I fear, with no children, a nursing home most of all.
|by Anonymous||reply 30||01/01/2013|
[r30]: many people with children end up in nursing homes.
|by Anonymous||reply 31||01/01/2013|
Scientists believe that the first human being who'll live to 150 has already been born.
I believe I am that person.
|by Anonymous||reply 32||01/01/2013|
Yep,83. (Or on the soft side of 84..... No one REALLY needs to remember these things, frankly)
Since it is NY Day, here's a few things to ponder.
KEEP MOVING! Don't sit in front of the idiot box TV all day. Swim, walk, tennis, surf. You can relax when you're dead.
FIGHT INJUSTICE! Whether its a big cause or a small kine cause, don't let it pass without a fight. Go door to door during elections because folks won't blow you off if you're polite and old. Make a difference. Don't let the ones that come after us suffer like most of us did.
Accept invitations from the young-ins from time to time to hang out over drinks or at the clubs. It is good for you to socialize with the new generation and good for them too. youll have a blast too. BUT keep it at 2 drinks max and then get the hell out of there. Be considerate. No one wants gramps with them at last call.
Know who Justin (Bieber, NOT Timberlake), Lindsay, Kanye, Usher, Chace, Blake, Ryan, Meloni etc is. NO ONE IS INTERESTED in the Joan vs Bette feud anymore. A little superficial knowledge is good for you. And fun.
Finally, be kind to one another. Be kind to a stranger. Go out of your way for someone from time to time. What's it cost you?
A few more but Mike Lovell is chatting live on Bel Ami in 10 minutes so gotta motor. Peace to all in 2013.
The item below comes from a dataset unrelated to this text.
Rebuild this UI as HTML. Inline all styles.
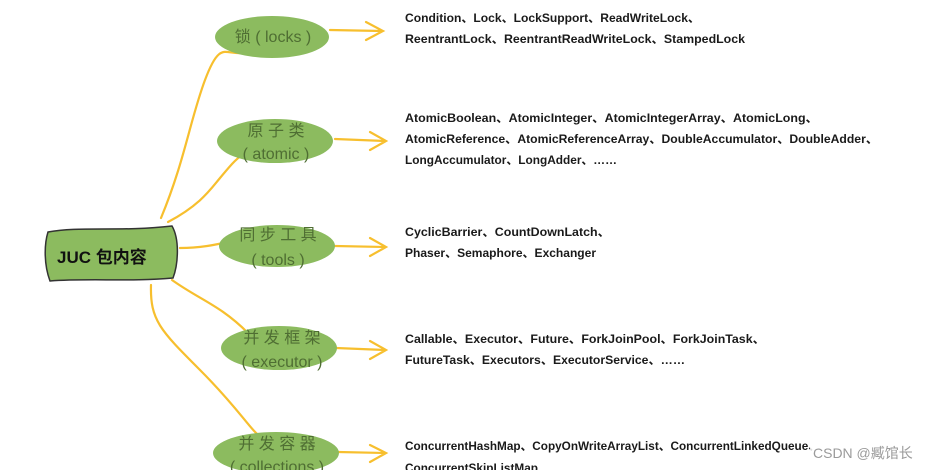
<!DOCTYPE html>
<html><head><meta charset="utf-8"><style>
html,body{margin:0;padding:0;background:#fff;width:941px;height:470px;overflow:hidden}
svg{display:block}
.t{font-family:"Liberation Sans","Noto Sans CJK SC",sans-serif;font-size:12px;fill:#1a1a1a;font-weight:bold}
.n{font-family:"Liberation Sans","Noto Sans CJK SC",sans-serif;font-size:16px;fill:#4f6e33}
</style></head><body>
<svg width="941" height="470" viewBox="0 0 941 470" xmlns="http://www.w3.org/2000/svg">
<g fill="none" stroke="#f7bf2e" stroke-width="2.2" stroke-linecap="round">
<path d="M161 218 C185 160,190 120,205 80 S225 55,242 53"/>
<path d="M168 222 C200 205,210 190,220 178 S235 160,242 155"/>
<path d="M180 248 C200 248,215 245,232 241"/>
<path d="M172 280 C200 300,220 305,248 333"/>
<path d="M151 285 C150 320,160 330,200 370 S250 430,262 438"/>
<path d="M330 30 L382 31 M366 22 L383 31 L366 40"/>
<path d="M335 139 L385 141 M370 132 L386 141 L370 150"/>
<path d="M335 246 L385 247 M370 238 L386 247 L370 256"/>
<path d="M336 348 L385 350 M370 341 L386 350 L370 359"/>
<path d="M338 452 L385 453 M370 445 L386 453 L370 462"/>
</g>
<g fill="#8cbb5f">
<ellipse cx="272" cy="37" rx="57" ry="21"/>
<ellipse cx="275" cy="141" rx="58" ry="22"/>
<ellipse cx="277" cy="246" rx="58" ry="21"/>
<ellipse cx="279" cy="348" rx="58" ry="22"/>
<ellipse cx="276" cy="453" rx="63" ry="21"/>
</g>
<path d="M48 232 C80 226,120 232,172 226 C180 240,178 265,173 278 C130 282,90 278,50 281 C44 265,44 245,48 232 Z" fill="#8cbb5f" stroke="#333" stroke-width="1.5"/>
<text x="57" y="263" font-family="Liberation Sans,Noto Sans CJK SC,sans-serif" font-size="17" font-weight="bold" fill="#111">JUC 包内容</text>
<g class="n" text-anchor="middle">
<text x="273" y="42">锁 ( locks )</text>
<text x="276" y="136">原 子 类</text>
<text x="276" y="159">( atomic )</text>
<text x="278" y="240">同 步 工 具</text>
<text x="278" y="265">( tools )</text>
<text x="282" y="343">并 发 框 架</text>
<text x="282" y="367">( executor )</text>
<text x="277" y="449">并 发 容 器</text>
<text x="277" y="472">( collections )</text>
</g>
<g class="t">
<text x="405" y="22" textLength="295" lengthAdjust="spacingAndGlyphs">Condition、Lock、LockSupport、ReadWriteLock、</text>
<text x="405" y="43" textLength="340" lengthAdjust="spacingAndGlyphs">ReentrantLock、ReentrantReadWriteLock、StampedLock</text>
<text x="405" y="122" textLength="413" lengthAdjust="spacingAndGlyphs">AtomicBoolean、AtomicInteger、AtomicIntegerArray、AtomicLong、</text>
<text x="405" y="143" textLength="473" lengthAdjust="spacingAndGlyphs">AtomicReference、AtomicReferenceArray、DoubleAccumulator、DoubleAdder、</text>
<text x="405" y="164" textLength="212" lengthAdjust="spacingAndGlyphs">LongAccumulator、LongAdder、……</text>
<text x="405" y="236" textLength="205" lengthAdjust="spacingAndGlyphs">CyclicBarrier、CountDownLatch、</text>
<text x="405" y="257" textLength="191" lengthAdjust="spacingAndGlyphs">Phaser、Semaphore、Exchanger</text>
<text x="405" y="343" textLength="360" lengthAdjust="spacingAndGlyphs">Callable、Executor、Future、ForkJoinPool、ForkJoinTask、</text>
<text x="405" y="364" textLength="280" lengthAdjust="spacingAndGlyphs">FutureTask、Executors、ExecutorService、……</text>
<text x="405" y="450" textLength="415" lengthAdjust="spacingAndGlyphs">ConcurrentHashMap、CopyOnWriteArrayList、ConcurrentLinkedQueue、</text>
<text x="405" y="472" textLength="133" lengthAdjust="spacingAndGlyphs">ConcurrentSkipListMap</text>
</g>
<rect x="810" y="440" width="120" height="26" fill="#fff" opacity="0.85"/>
<text x="813" y="458" font-family="Liberation Sans,Noto Sans CJK SC,sans-serif" font-size="14" fill="#9a9a9a">CSDN @臧馆长</text>
</svg>
</body></html>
|by Anonymous||reply 33||01/01/2013|
R30, The meth pandemic, along with alcoholism, here in rural Arkansas means that many people my age have already buried their children.
I have lived my life alone, and do not have any children, but at least I haven't had to bail anyone out of trouble over and over again. I should have the assets to live comfortably in my own home, with the assistance of home health care workers, provided that nobody steals all of my savings when I become debilitated. I don't know of any person who I can trust to see that I get the care that I am likely to need, while not stealing my savings.
|by Anonymous||reply 34||01/01/2013|
Departing in your early thirties, when you are still relatively young and pretty, can leave a strong impression.
|by Anonymous||reply 36||01/01/2013|
Eighty is the proper age to die.
|by Anonymous||reply 37||01/01/2013|
R16, do all your friends tell you that you don't look a day over 63? Especially when you wear your Abercrombie fitted tee?
Seriously, I love you, wish you well, and can only hope I've got my wits about me when I approach your age.
|by Anonymous||reply 38||01/01/2013|
My mother just turned 80. She can't walk very well and has very poor eyesight. She has the flu now, I just hope she can recover without any add'l damage. She can't live without an aide.
I hope I'll go at 65.
|by Anonymous||reply 39||01/01/2013|
What is it about these posts that sounds very Jewish to me? Jews seem to relish life and to wring the most out of the good and bad. Even if they complain all the way.
|by Anonymous||reply 40||01/01/2013|
The Irish, with the morbid bent, accept aging rather well and with grace. Because so many Irish parents traditionally married late and had large-ish families, many of us may not have know grandparents, great-aunts, and in maturity, lose our own parents and siblings. It's a tough lesson but it does heighten the awareness of our own mortality, which can be liberating, in a way.
I don't particularly love the idea of living to 95 if all my family is gone.